Banda da Guarda Territorial do Acre

Os conjuntos de pau e corda, por sua vez, também continuavam fazendo suas serenatas por toda a cidade. Houve mesmo uma época em que o sucesso desse gênero de musica era tanto que “nas noites de lua ninguém dormia” (Bararu). Nestas ocasiões, as serenatas e alvoradas causavam uma certa confluência dos músicos de pau e corda e dos instrumentistas da Banda, embora houvessem sempre aqueles músicos que preferiam mesmo tocar sozinhos. Os conjuntos de pau e corda eram formados por instrumentos variados - juntando dois violões, ou violões e zabumbas, ou sanfonas, ou instrumentos de sopro - e tocavam não só nas serenatas mas em todas as oportunidades que surgiam, tais como: em bailes populares, clubes e bares.

O panorama musical só começou realmente a modificar-se a partir de uma série de eventos que, rápida e inesperadamente, alteraram completamente a vida acreana: a eclosão da Segunda Guerra Mundial, a nova valorização da borracha e a avassaladora onda de imigração nordestina da “Batalha da Borracha”. Fatores esses, potencializados ainda mais por outros aspectos inerentes à nova situação, e que causaram uma radical transformação na cultura e na sociedade acreana e por consequência em sua música.

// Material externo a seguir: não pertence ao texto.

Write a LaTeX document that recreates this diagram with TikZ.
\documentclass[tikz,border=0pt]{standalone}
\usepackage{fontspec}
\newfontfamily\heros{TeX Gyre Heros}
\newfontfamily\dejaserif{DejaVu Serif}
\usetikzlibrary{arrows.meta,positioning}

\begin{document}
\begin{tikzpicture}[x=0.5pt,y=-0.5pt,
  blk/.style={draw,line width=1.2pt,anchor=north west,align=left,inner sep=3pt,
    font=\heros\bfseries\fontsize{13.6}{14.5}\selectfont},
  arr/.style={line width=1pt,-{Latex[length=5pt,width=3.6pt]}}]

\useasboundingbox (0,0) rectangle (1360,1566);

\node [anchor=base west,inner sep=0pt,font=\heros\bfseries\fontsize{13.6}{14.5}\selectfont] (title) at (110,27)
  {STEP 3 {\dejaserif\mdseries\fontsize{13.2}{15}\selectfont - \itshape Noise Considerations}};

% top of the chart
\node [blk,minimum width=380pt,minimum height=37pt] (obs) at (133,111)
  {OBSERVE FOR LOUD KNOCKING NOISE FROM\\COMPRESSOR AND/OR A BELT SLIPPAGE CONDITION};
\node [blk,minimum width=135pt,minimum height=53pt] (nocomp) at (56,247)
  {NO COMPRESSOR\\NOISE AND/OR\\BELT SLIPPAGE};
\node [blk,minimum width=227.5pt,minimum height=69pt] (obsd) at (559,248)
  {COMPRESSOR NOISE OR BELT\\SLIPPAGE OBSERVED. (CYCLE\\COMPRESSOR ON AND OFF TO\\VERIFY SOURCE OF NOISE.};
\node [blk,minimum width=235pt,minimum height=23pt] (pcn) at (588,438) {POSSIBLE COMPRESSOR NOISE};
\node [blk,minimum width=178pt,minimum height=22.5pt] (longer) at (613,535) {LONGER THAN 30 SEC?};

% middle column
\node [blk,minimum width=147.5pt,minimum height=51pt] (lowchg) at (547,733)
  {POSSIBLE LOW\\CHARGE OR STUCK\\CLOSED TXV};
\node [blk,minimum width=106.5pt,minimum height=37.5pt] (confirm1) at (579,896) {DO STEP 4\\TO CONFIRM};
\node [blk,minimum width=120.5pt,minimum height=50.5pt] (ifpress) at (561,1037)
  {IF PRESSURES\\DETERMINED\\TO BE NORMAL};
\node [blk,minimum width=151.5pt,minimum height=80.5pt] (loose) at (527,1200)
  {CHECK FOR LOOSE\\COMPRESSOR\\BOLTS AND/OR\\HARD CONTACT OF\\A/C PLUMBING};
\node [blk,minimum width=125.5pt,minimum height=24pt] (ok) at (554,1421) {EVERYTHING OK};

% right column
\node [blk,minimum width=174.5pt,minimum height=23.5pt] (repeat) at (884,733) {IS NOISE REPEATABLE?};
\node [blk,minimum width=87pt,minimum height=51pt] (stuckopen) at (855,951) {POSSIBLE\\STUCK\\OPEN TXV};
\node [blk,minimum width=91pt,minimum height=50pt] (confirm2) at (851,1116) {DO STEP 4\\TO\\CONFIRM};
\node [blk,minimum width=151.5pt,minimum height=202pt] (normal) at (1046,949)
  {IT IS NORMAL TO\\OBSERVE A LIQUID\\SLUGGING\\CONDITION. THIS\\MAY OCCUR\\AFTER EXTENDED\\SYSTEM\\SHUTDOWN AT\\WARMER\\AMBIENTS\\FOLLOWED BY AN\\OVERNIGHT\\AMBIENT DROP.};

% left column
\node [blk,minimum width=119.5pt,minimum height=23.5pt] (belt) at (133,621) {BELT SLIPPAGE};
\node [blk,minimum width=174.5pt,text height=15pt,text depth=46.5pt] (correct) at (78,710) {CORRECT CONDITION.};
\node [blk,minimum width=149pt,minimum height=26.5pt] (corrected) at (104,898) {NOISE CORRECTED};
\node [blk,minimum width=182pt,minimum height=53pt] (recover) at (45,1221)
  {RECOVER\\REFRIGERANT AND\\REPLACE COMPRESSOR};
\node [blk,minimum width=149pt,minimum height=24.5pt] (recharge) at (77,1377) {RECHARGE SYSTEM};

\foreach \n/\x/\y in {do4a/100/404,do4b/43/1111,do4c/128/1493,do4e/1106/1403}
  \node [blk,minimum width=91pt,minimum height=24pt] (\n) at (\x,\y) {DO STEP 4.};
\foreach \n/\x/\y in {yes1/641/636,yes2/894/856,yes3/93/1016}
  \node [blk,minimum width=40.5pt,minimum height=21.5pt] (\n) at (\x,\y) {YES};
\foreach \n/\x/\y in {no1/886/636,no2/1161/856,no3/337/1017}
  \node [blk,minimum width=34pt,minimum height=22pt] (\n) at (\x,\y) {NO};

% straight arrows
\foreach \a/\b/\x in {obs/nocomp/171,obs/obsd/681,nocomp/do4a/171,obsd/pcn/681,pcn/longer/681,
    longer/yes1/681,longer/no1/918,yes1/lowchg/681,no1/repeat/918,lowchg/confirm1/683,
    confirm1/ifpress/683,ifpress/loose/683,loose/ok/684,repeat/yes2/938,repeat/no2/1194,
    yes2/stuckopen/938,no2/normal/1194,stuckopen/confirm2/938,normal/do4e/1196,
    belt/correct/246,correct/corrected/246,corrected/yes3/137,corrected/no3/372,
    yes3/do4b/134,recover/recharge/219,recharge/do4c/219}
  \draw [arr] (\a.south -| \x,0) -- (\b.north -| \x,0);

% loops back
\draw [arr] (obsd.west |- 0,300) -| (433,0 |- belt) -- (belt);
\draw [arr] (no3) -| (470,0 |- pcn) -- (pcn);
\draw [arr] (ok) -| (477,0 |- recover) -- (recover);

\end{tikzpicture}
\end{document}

Sem dúvida, uma das mais importantes transformações (no que diz respeito à música) desse período foi a superação do isolamento crônico em que vivia o Acre. Desde meados da década de 30 que os aviões do Sindicat Kondor, da Panair e depois do CAN vinham regularmente ao Acre, facilitando as idas e vindas das pessoas e, portanto, das idéias. Porém, neste sentido, os efeitos da aviação não podem ser comparados ao impacto causado pela chegada dos primeiros rádioreceptores em diversas cidades do Acre (1940 em Sena Madureira e em 1942 em Rio Branco, por exemplo). O rádio podia trazer, enfim, as novidades do mundo para o Acre, como a Grande Guerra, a política populista de Getúlio Vargas e a música que se praticava no Brasil e em outras partes do mundo.
 
Para termos uma imagem mais nítida dessa influência imediata basta lembrar que o primeiro radioreceptor de Rio Branco foi instalado no Pavilhão, tradicional reduto dos poetas, músicos e intelectuais da cidade, demonstrando que a presença do rádio, desde seu inicio, atuou coletivamente sobre a sociedade.

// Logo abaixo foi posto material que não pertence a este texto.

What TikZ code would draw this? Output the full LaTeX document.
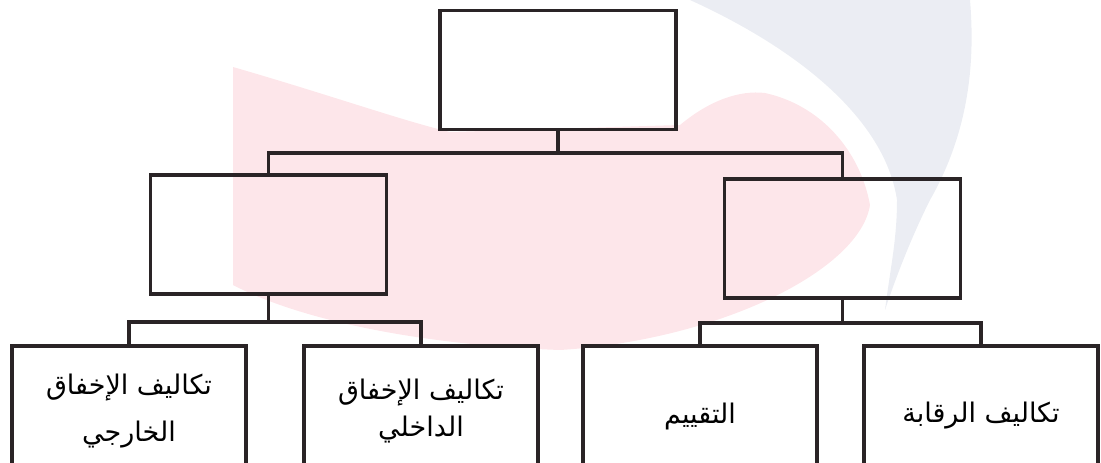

Somado a isso, temos ainda a chegada de massivas levas de imigrantes nordestinos durante o que convencionou-se chamar de “Batalha da Borracha”. Milhares de homens e mulheres oriundos de todos os estados do norte e nordeste que chegavam diariamente para trabalhar no Acre em nome do “esforço de guerra”. Enquanto uma parte desses imigrantes era conduzida para o trabalho nos seringais, outro tanto ficava pelas cidades trabalhando na agricultura ou em serviços urbanos gerais. A década de 40 registraria assim uma renovação das influencias nordestinas sobre a cultura acreana. Influencias essas que já estavam bastante enfraquecidas pelas décadas de misturas culturais ocorridas desde que os primeiros imigrantes nordestinos por aqui aportaram no século XIX. Ainda mais que foi exatamente nessa época que Luiz Gonzaga estourou nas rádios de todo o país como o “Rei do Baião”. Assim o gosto pelos gêneros musicais marcadamente nordestinos conheceu acentuado crescimento com a proliferação dos forrós tanto nos seringais, quanto nas cidades.

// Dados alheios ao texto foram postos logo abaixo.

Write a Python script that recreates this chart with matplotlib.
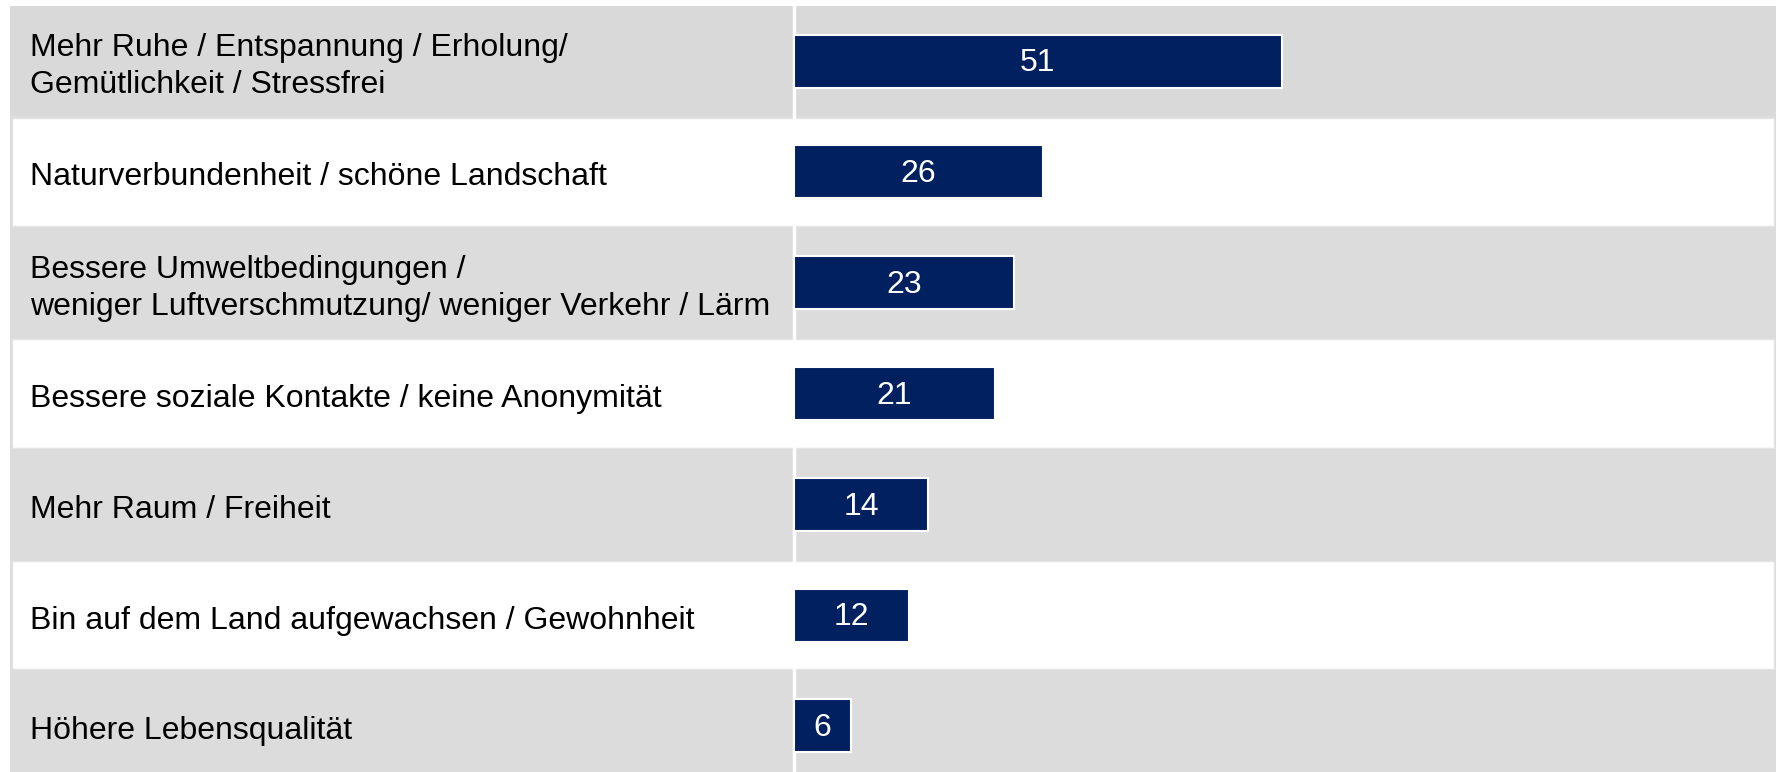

Sintetizando e completando todas as modificações já citadas aparece como fator extremamente importante a criação da Rádio Difusora Acreana em 1944. Rapidamente o Acre deixava de ser simples consumidor das rádios nacionais e estrangeiras para tornar-se produtor regional de uma programação jornalística, musical, artística e de serviços. Mais importante ainda, a “ZYD-9 - A Voz das Selvas” conseguiu, finalmente, operar uma relativa integração do Acre, ao ter suas ondas captadas também nos seringais e cidades do interior. Por isso, além do acesso rápido que o rádio possibilitava ao que se estava produzindo em termos musicais pelo país, a presença de uma emissora na região significava que os músicos acreanos passaram a ter um novo campo de trabalho e de veiculação de suas composições, certamente incentivando sua modernização e dinamização.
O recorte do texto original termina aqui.